4 of 123 comments (clear)

  1. Executive summary by 93+Escort+Wagon · · Score: 4, Informative

    Sales Force is making money using SAP data, and SAP wants a piece of that action - so they're wrangling in court over the interpretation of SAP's licensing terms.

    --
    #DeleteChrome
  2. Managed SAP R/3 since 1993... by Anonymous Coward · · Score: 5, Informative

    and there's no way SAP will allow someone to see data from their ERP system without paying for it. We've invested over $200 million in licensing fees and configuration. That isn't counting the money we've lost since it doesn't fit into our company's business model very well. After an audit in 1996 when we exposed data via a web site that I wrote in C in 1996 (which was like digging a hole to China with a spoon), we've paid user fees for customers since they have access to a small portion of their ERP data.
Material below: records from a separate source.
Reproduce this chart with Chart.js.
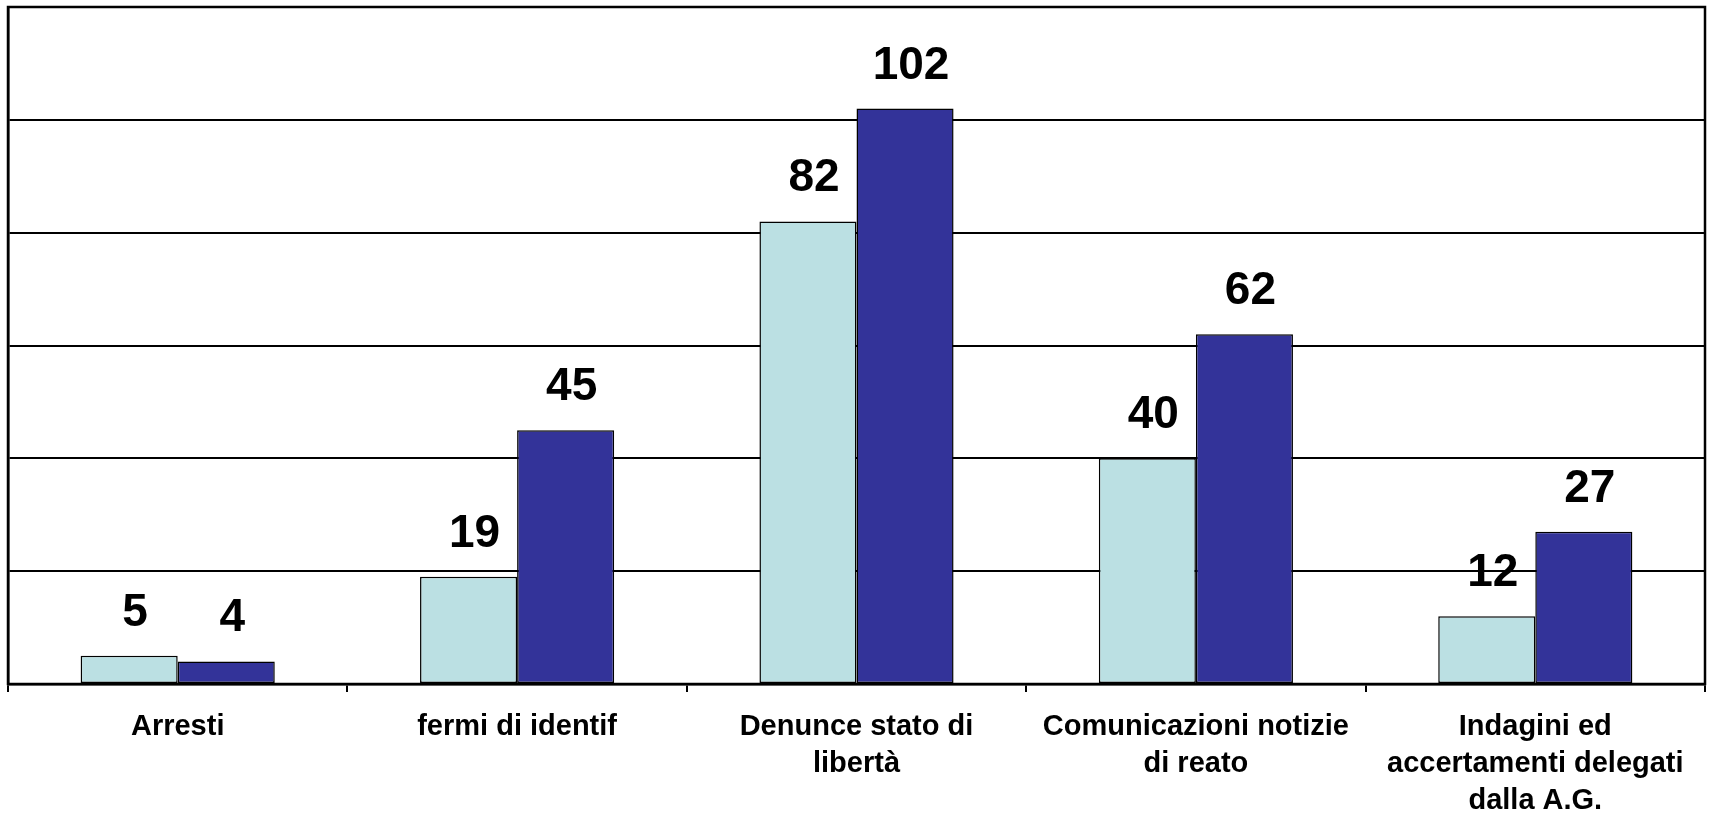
<!DOCTYPE html>
<html>
<head>
<meta charset="utf-8">
<script src="https://cdn.jsdelivr.net/npm/chart.js@4"></script>
<style>
  body { margin: 0; background: #fff; }
  canvas { display: block; }
</style>
</head>
<body>
<canvas id="chart" width="1712" height="815"></canvas>
<script>
// Categories and series values
const categories = [
    ['Arresti'],
    ['fermi di identif'],
    ['Denunce stato di', 'libertà'],
    ['Comunicazioni notizie', 'di reato'],
    ['Indagini ed', 'accertamenti delegati', 'dalla A.G.']
];
const seriesA = [5, 19, 82, 40, 12];
const seriesB = [4, 45, 102, 62, 27];
const yTicks = [0, 20, 40, 60, 80, 100, 120];

// Box round the plot area
const frame = {
    id: 'frame',
    afterDraw(chart) {
        const { ctx, chartArea } = chart;
        ctx.save();
        ctx.strokeStyle = '#000';
        ctx.lineWidth = 2.5;
        ctx.strokeRect(chartArea.left, chartArea.top, chartArea.right - chartArea.left, chartArea.bottom - chartArea.top);
        ctx.restore();
    }
};

// Value labels above each bar
const valueLabels = {
    id: 'valueLabels',
    afterDatasetsDraw(chart) {
        const ctx = chart.ctx;
        ctx.save();
        ctx.font = 'bold 46px "Liberation Sans", Arial, sans-serif';
        ctx.fillStyle = '#000';
        ctx.textAlign = 'center';
        ctx.textBaseline = 'alphabetic';
        chart.data.datasets.forEach((ds, i) => {
            chart.getDatasetMeta(i).data.forEach((bar, j) => {
                ctx.fillText(ds.data[j], bar.x + 6, bar.y - 30);
            });
        });
        ctx.restore();
    }
};

new Chart(document.getElementById('chart'), {
    type: 'bar',
    data: {
        labels: categories,
        datasets: [
            {
                label: 'Serie 1',
                data: seriesA,
                backgroundColor: '#BBE0E3',
                borderColor: '#000',
                borderWidth: 1.5,
                borderSkipped: false
            },
            {
                label: 'Serie 2',
                data: seriesB,
                backgroundColor: '#333399',
                borderColor: '#000',
                borderWidth: 1.5,
                borderSkipped: false
            }
        ]
    },
    options: {
        responsive: false,
        animation: false,
        layout: { padding: { left: 8, top: 7, right: 7, bottom: 0 } },
        datasets: {
            bar: { categoryPercentage: 0.572, barPercentage: 1 }
        },
        plugins: {
            legend: { display: false },
            tooltip: { enabled: false }
        },
        scales: {
            x: {
                offset: true,
                afterFit(axis) {
                    axis.height = 131;
                },
                grid: {
                    offset: true,
                    drawOnChartArea: false,
                    drawTicks: true,
                    tickLength: 8,
                    color: '#000',
                    lineWidth: 2
                },
                border: { display: true, color: '#000', width: 2.5 },
                ticks: {
                    color: '#000',
                    padding: 16,
                    maxRotation: 0,
                    autoSkip: false,
                    font: { family: '"Liberation Sans", Arial, sans-serif', size: 29, weight: 'bold', lineHeight: 1.28 }
                }
            },
            y: {
                min: 0,
                max: 120,
                afterBuildTicks(axis) {
                    axis.ticks = yTicks.map(v => ({ value: v }));
                },
                grid: {
                    color: '#000',
                    lineWidth: 2,
                    drawTicks: false
                },
                border: { display: true, color: '#000', width: 2.5 },
                ticks: { display: false }
            }
        }
    },
    plugins: [frame, valueLabels]
});
</script>
</body>
</html>
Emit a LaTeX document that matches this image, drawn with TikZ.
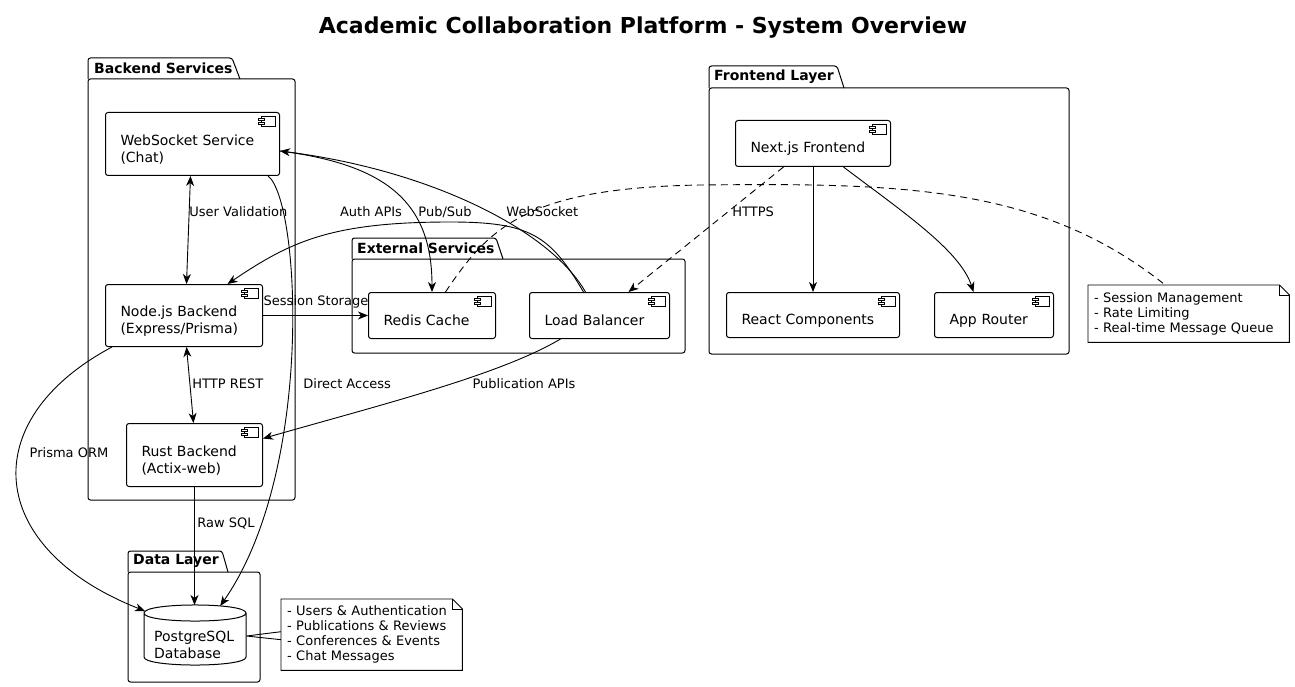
\documentclass[tikz,border=0pt]{standalone}
\usepackage{fontspec}
\setmainfont{DejaVu Sans}
\usepackage{tikz}
\usetikzlibrary{arrows.meta}

% small component glyph in the top right corner of a box
\newcommand{\compicon}[1]{%
  \draw[line width=0.8pt] ([shift={(-19,4)}]#1.north east) rectangle ([shift={(-5,14)}]#1.north east);
  \draw[line width=0.8pt, fill=white] ([shift={(-22,6)}]#1.north east) rectangle ([shift={(-16,8.5)}]#1.north east);
  \draw[line width=0.8pt, fill=white] ([shift={(-22,10)}]#1.north east) rectangle ([shift={(-16,12.5)}]#1.north east);
}
% note frame with folded corner
\newcommand{\notebox}[1]{%
  \draw[line width=0.9pt] (#1.north west) -- ([xshift=-10pt]#1.north east) -- ([yshift=-10pt]#1.north east)
    -- (#1.south east) -- (#1.south west) -- cycle;
  \draw[line width=0.9pt] ([xshift=-10pt]#1.north east) -- ([shift={(-10,10)}]#1.north east) -- ([yshift=-10pt]#1.north east);
}

\begin{document}
\begin{tikzpicture}[x=1pt, y=-1pt,
    >={Stealth[length=10pt, width=8pt, inset=3pt]},
    comp/.style={draw, line width=1pt, rounded corners=2.5pt, anchor=north west, align=left,
      inner xsep=15pt, inner ysep=0pt, font=\fontsize{14}{17}\selectfont,
      execute at begin node={\rule{0pt}{21pt}}},
    pkg/.style={line width=1pt, rounded corners=2.5pt},
    pkgname/.style={inner sep=0pt, anchor=west, font=\fontsize{14}{17}\selectfont\bfseries},
    lbl/.style={inner sep=0pt, font=\fontsize{13}{15}\selectfont},
    notetext/.style={anchor=north west, align=left, inner xsep=6pt, inner ysep=0pt,
      font=\fontsize{13}{15}\selectfont},
    link/.style={line width=0.9pt, ->},
    dlink/.style={line width=0.9pt, <->},
    dlinkd/.style={line width=0.9pt, ->, dash pattern=on 7pt off 5pt}
  ]
  \useasboundingbox (0,0) rectangle (1295,687);

  % Title
  \node[font=\fontsize{22}{26}\selectfont\bfseries] (title) at (643,28) {Academic Collaboration Platform - System Overview};

  % Packages
  \draw[pkg] (88,79) -- (88,58) -- (232,58) -- (240,79);
  \draw[pkg] (88,79) rectangle (295,500);
  \node[pkgname] (bkname) at (94,68) {Backend Services};

  \draw[pkg] (352,259) -- (352,238) -- (496,238) -- (503,259);
  \draw[pkg] (352,259) rectangle (685,353);
  \node[pkgname] (exname) at (357,248) {External Services};

  \draw[pkg] (709,88) -- (709,66) -- (837,66) -- (844,88);
  \draw[pkg] (709,88) rectangle (1069,354);
  \node[pkgname] (frname) at (714,77) {Frontend Layer};

  \draw[pkg] (128,572) -- (128,551) -- (222,551) -- (228,572);
  \draw[pkg] (128,572) rectangle (260,682);
  \node[pkgname] (dtname) at (133,561) {Data Layer};

  % Components
  \node[comp, text width=144pt, minimum height=63pt] (ws) at (105,112) {WebSocket Service\\(Chat)};
  \node[comp, text width=127pt, minimum height=62pt] (njs) at (105,284) {Node.js Backend\\(Express/Prisma)};
  \node[comp, text width=106pt, minimum height=63pt] (rust) at (126,423) {Rust Backend\\(Actix-web)};
  \node[comp, text width=97pt, minimum height=46pt] (redis) at (368,292) {Redis Cache};
  \node[comp, text width=110pt, minimum height=46pt] (lb) at (529,292) {Load Balancer};
  \node[comp, text width=125pt, minimum height=46pt] (next) at (735,120) {Next.js Frontend};
  \node[comp, text width=143pt, minimum height=45pt] (react) at (726,292) {React Components};
  \node[comp, text width=89pt, minimum height=45pt] (router) at (934,292) {App Router};
  \foreach \c in {ws,njs,rust,redis,lb,next,react,router} {\compicon{\c}}

  % Database
  \node[minimum width=102pt, minimum height=60pt, inner sep=0pt, anchor=north west] (db) at (144,605) {};
  \draw[line width=1pt] (144,613) .. controls (144,602.3) and (246,602.3) .. (246,613)
    .. controls (246,623.7) and (144,623.7) .. (144,613) -- (144,657)
    .. controls (144,667.7) and (246,667.7) .. (246,657) -- (246,613);
  \node[inner sep=0pt, anchor=west, align=left, font=\fontsize{14}{17}\selectfont] (dbtxt) at (154,645) {PostgreSQL\\Database};

  % Notes
  \node[notetext, text width=189pt, minimum height=57pt] (note1) at (1088,285)
    {- Session Management\\- Rate Limiting\\- Real-time Message Queue};
  \notebox{note1}
  \node[notetext, text width=169pt, minimum height=71pt] (note2) at (281,599)
    {- Users \& Authentication\\- Publications \& Reviews\\- Conferences \& Events\\- Chat Messages};
  \notebox{note2}

  % Backend links
  \draw[dlink] ([xshift=-2pt]ws.south) -- ([xshift=2.5pt]njs.north)
    node[lbl, anchor=west] (lbluser) at (189,212) {User Validation};
  \draw[dlink] ([xshift=2.5pt]njs.south) -- ([xshift=-1pt]rust.north)
    node[lbl, anchor=west] (lblrest) at (192,384) {HTTP REST};
  \draw[link] (njs) -- (redis)
    node[lbl] (lblsess) at (316,302) {Session Storage};
  \draw[link] (rust.south) -- (rust.south |- db.north)
    node[lbl, anchor=west] (lblsql) at (197,524) {Raw SQL};
  \draw[link] ([xshift=7pt]njs.south west) .. controls (-25,420) and (-15,548) .. ([shift={(1,6)}]db.north west)
    node[lbl] (lblorm) at (69,453) {Prisma ORM};
  \draw[link] ([xshift=-12pt]ws.south east) .. controls (300,200) and (315,470) .. ([shift={(25,1)}]db.north)
    node[lbl, anchor=west] (lbldirect) at (303,384) {Direct Access};

  % Links to the external services
  \draw[link] ([yshift=-7pt]ws.east) .. controls (390,165) and (432,205) .. (redis.north)
    node[lbl, anchor=west] (lblpub) at (418,212) {Pub/Sub};
  \draw[link] ([xshift=-14pt]lb.north) .. controls (550,230) and (430,170) .. ([yshift=-7pt]ws.east)
    node[lbl, anchor=west] (lblws) at (506,212) {WebSocket};
  \draw[link] ([xshift=-16pt]lb.north) .. controls (550,235) and (530,222) .. (450,222)
    .. controls (330,222) and (290,242) .. ([xshift=43.5pt]njs.north)
    node[lbl] (lblauth) at (371,212) {Auth APIs};
  \draw[link] ([xshift=-39pt]lb.south) .. controls (500,375) and (380,405) .. ([yshift=16.5pt]rust.east)
    node[lbl] (lblpubapi) at (524,384) {Publication APIs};

  % Frontend links
  \draw[dlinkd] ([xshift=-29.5pt]next.south) -- ([xshift=29pt]lb.north)
    node[lbl, anchor=west] (lblhttps) at (732,212) {HTTPS};
  \draw[link] (next.south) -- (react.north);
  \draw[link] ([xshift=30.5pt]next.south) .. controls (900,210) and (960,250) .. ([xshift=-20.5pt]router.north);

  % Note links
  \draw[line width=0.9pt, dash pattern=on 7pt off 5pt] ([xshift=13.5pt]redis.north) .. controls (490,225) and (530,188) .. (700,185)
    .. controls (900,183) and (1040,185) .. ([xshift=-23.5pt]note1.north);
  \draw[line width=0.9pt] ([shift={(0,31)}]db.north east) -- ([yshift=3pt]note2.west)
    ([shift={(0,31)}]db.north east) -- ([yshift=-5pt]note2.west);
\end{tikzpicture}
\end{document}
It's great that we have a "single source of truth" with SAP and in the previous ten years before 1993 when we didn't use SAP things were just a disaster, but it's not worth the cost. Over my company's 45 year history, we've had total profits less than what we've pad to SAP which isn't including the about $75 million we spend in configuration.

    According to:

    https://www2.deloitte.com/content/dam/Deloitte/mx/Documents/human-capital/01_ERP_Top10_Challenges.pdf

    " 55% to 75% of all ERP projects fail to meet their objectives." I don't see how that number is not larger considering the difficulty in getting SAP to do even basic stuff and the cost of customization. From talking to friends that use SAP, I would guess the failure number would be well over 90%.

  3. For a Sad SAP Story, Check out Target Canada by Wheels17 · · Score: 3, Informative

    The company I worked at implemented SAP, and had an army of folks writing customizations to make it fit the business. I'm not sure what happened first, completion of the SAP implementation or bankruptcy. This link tells the story of Target Canada's experience: http://www.canadianbusiness.co...

  4. Re:No idea what SAP is... by phantomfive · · Score: 4, Informative

    One of the biggest software companies in the world. They make corporate software that CEOs like, for example, stuff to manage a manufacturing supply pipeline. These are things that a typical Silicon Valley programmer will not spontaneously build, because it's an area of life that we try to avoid.

    They also have a director of Buddhist meditation, which is kind of weird tbh.

    --
    "First they came for the slanderers and i said nothing."